When a luxury conglomerate owns a fashion brand, much like all things they invest in, they expect immediate results. They appoint current and trendy ‘bad-boys’ of fashion as creative directors, and if their investment into the creative director doesn’t yield the expected ROI, they face the guillotine. Lifespans of creative directors, and creativity in essence, is short-lived under the guise of a corporate agenda. Worse still, creative directors are not kept long enough for their personal and the brand’s aesthetics to work in unison — forever a revolving door and an unsustainable flow of creativity, exposing both creative director and the brand to vicious reviews. Of course, there will always be fashion that is purely commercial, and luxury remains prohibitively expensive for a huge chunk of the population. But it is only when the creativity of directors comes up against the dictates of commerce that fashion as an art form becomes seen as less pure. leaving practices such as haute couture and artisanal craftsmanship to die off and become ignored. In an industry where the bottom line dominates, the way in which fashion has been supposedly “democratised” has cheapened craftsmanship. Slapping on a logo seems to be the go-to to make a quick dollar, calling brand integrity into question.

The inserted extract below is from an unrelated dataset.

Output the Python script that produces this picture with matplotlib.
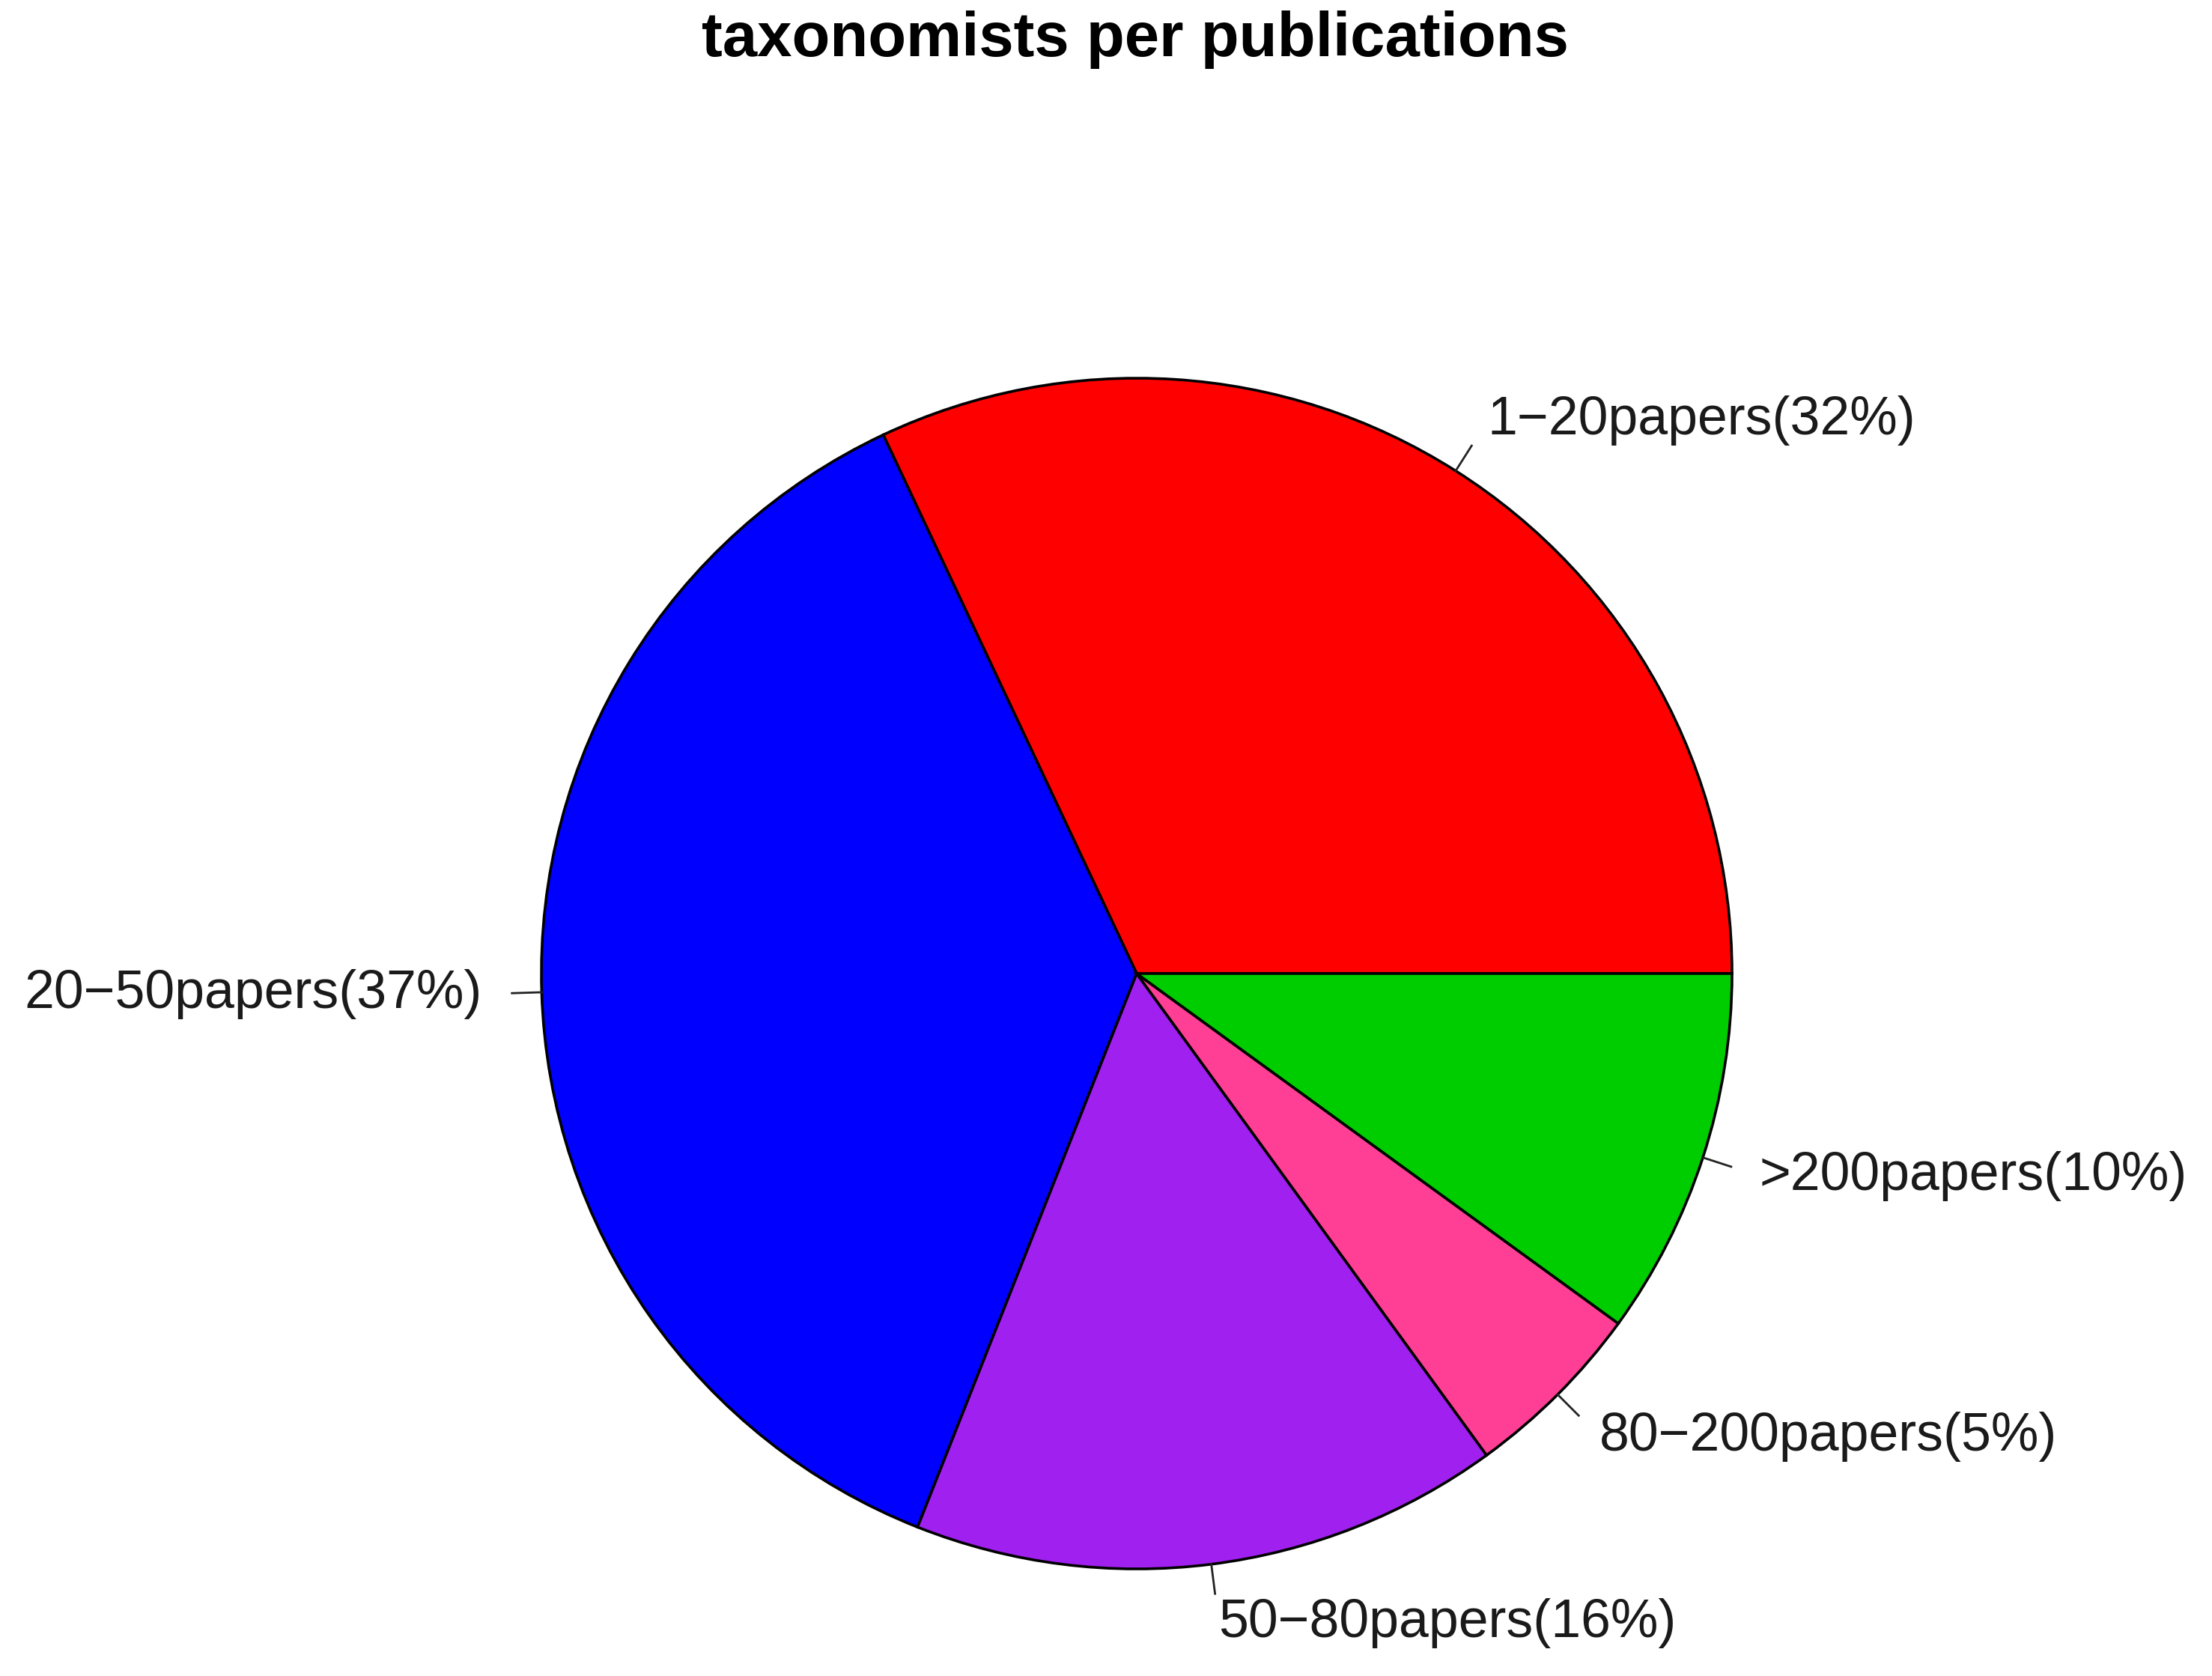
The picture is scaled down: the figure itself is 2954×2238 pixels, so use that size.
import numpy as np
import matplotlib
matplotlib.use("Agg")
import matplotlib.pyplot as plt

plt.rcParams['font.family'] = ['Liberation Sans', 'DejaVu Sans']

# slices, counter-clockwise from 3 o'clock (R pie style)
labels = ["1\u221220papers(32%)", "20\u221250papers(37%)", "50\u221280papers(16%)",
          "80\u2212200papers(5%)", ">200papers(10%)"]
shares = [32, 37, 16, 5, 10]
colors = ["#FF0000", "#0000FF", "#A020F0", "#FF3E96", "#00CD00"]

W, H, DPI = 2954, 2238, 200
fig = plt.figure(figsize=(W / DPI, H / DPI), dpi=DPI)
ax = fig.add_axes([0, 0, 1, 1])

wedges, texts = ax.pie(
    shares,
    colors=colors,
    labels=labels,
    startangle=0,
    counterclock=True,
    radius=1,
    labeldistance=1.1,
    textprops=dict(fontsize=25.8, color="#1a1a1a"),
    wedgeprops=dict(edgecolor="black", linewidth=1.3),
)

# little tick marks like R's pie()
for w in wedges:
    mid = np.deg2rad((w.theta1 + w.theta2) / 2)
    ax.plot([np.cos(mid), 1.05 * np.cos(mid)], [np.sin(mid), 1.05 * np.sin(mid)],
            color="#222222", lw=1.0)

# place pie: center at (1518, 1300) px from top-left, radius 795 px
r_px = 795
cx, cy = 1518, H - 1300
ax.set_aspect('auto')
ax.set_xlim(-cx / r_px, (W - cx) / r_px)
ax.set_ylim(-cy / r_px, (H - cy) / r_px)
ax.axis('off')

fig.text(1516 / W, 1 - 75 / H, "taxonomists per publications",
         ha="center", va="baseline", fontsize=30, fontweight="bold")

fig.savefig("out.png", dpi=DPI, facecolor="white")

In addition, Arnault has made familiar a new luxury model: enhance timelessness, jazz up the design, and advertise like crazy. From a marketing point of view, luxury has become about selling a lifestyle, a heritage of craftsmanship. Conglomerates bolster the fact their products are made by artisans in Italy or France, as if making fine leather goods, beautiful fabrics and blinding embroideries are in their genes, continuing the legacy of fashion houses they bought out long ago. But while the “Made in France” or “Made in Italy” label is the cachet, the reality is that brands mass-produce these Eurocentric claims offshore to manufacturing capitals in developing nations, only to rip their “Made in China/Romania/Mauritius” label off and stitch on “Made in France”. Of course, most would never admit this.

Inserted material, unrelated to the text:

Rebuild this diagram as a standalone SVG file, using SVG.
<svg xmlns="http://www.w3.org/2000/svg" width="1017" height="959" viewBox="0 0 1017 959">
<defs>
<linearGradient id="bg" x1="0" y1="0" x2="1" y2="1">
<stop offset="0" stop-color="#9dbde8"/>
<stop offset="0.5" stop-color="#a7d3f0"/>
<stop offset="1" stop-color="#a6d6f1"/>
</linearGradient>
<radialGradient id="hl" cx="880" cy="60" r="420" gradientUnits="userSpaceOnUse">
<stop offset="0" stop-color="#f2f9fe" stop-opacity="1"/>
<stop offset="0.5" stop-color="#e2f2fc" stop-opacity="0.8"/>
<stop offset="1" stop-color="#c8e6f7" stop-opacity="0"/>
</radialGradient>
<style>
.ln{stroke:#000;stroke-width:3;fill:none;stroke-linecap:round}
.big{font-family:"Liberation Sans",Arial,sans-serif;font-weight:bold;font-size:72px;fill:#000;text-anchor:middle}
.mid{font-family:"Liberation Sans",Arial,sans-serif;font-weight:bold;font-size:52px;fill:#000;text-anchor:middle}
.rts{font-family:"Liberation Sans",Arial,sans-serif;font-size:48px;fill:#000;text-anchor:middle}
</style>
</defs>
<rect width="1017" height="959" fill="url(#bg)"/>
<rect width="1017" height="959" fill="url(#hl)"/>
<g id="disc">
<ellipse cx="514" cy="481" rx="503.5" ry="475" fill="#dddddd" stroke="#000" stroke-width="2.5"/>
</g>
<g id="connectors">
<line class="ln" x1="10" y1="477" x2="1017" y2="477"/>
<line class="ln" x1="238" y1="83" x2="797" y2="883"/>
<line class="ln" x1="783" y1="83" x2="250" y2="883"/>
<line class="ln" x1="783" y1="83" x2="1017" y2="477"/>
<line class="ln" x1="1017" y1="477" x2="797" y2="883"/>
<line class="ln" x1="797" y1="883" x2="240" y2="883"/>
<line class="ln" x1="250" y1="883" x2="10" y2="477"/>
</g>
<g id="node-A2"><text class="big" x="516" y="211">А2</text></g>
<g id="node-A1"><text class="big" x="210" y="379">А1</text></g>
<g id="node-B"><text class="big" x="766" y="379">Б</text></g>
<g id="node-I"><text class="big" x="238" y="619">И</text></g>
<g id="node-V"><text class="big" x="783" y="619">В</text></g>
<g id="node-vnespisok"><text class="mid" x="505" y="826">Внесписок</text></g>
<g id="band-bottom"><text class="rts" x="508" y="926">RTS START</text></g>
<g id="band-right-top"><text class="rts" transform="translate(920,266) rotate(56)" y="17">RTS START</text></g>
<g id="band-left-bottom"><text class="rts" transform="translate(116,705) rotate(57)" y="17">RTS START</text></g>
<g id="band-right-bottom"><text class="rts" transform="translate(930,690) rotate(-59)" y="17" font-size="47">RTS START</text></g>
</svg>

The middle market has swallowed the concocted “dream of luxury”, particularly in China, India and Russia — places where luxury was abundant under the Tang dynasty, the Maharajas and the Czars. Now, illusions of grandeur in a culture of conspicuous consumption widen the wealth gap; covering oneself in European luxuries, synonymous with prestige, reinvigorates class hierarchies put in place by colonial histories.

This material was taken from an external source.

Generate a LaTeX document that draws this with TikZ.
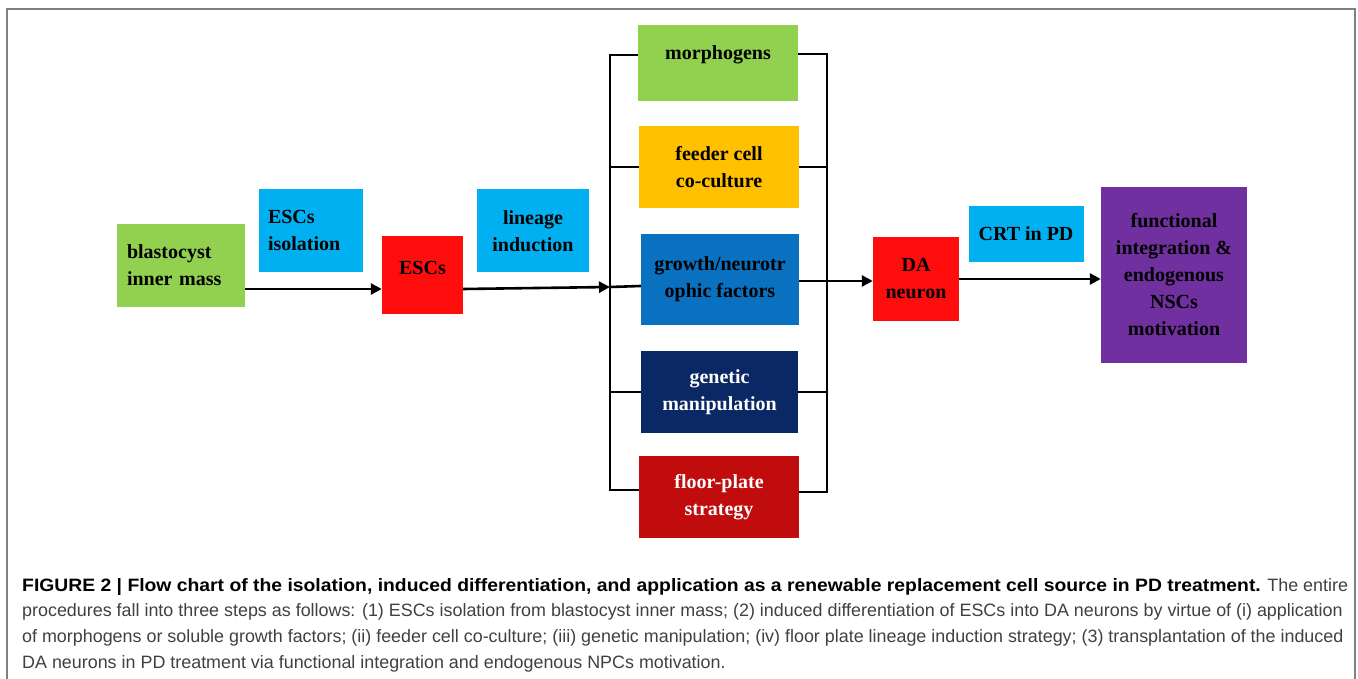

In a fashion landscape where the supposed democratisation of luxury has cheapened it, and turned its perception into an empty word at the cost of creative integrity, what form does luxury take today?
The best practitioners of luxury in fashion today are with independent designers, where luxury is not only about the finest materials, but about an experience and a connection with their wearer — reminiscent of old-world haute couture. Here, independent designers can creatively operate without an underlying corporate agenda, concerning themselves with craftsmanship rather than the bottom line and doing away with the “out of sight, out of mind” manufacturing philosophy adopted and dominated by fashion companies. Here, wearers know the provenance of their clothes, and the importance of not compromising any aspect of their brand’s integrity — they are what keep fashion as a medium of art alive today.
‘Luxury’ has been hackneyed by marketing departments to give the middle class the impression of upward mobility, able to afford premium products. Meanwhile, in reality, the gap between rich and poor has widened tremendously, and the fortunes of conglomerates have grown. Luxury is haute couture and craftsmanship. Everything else is just very expensive.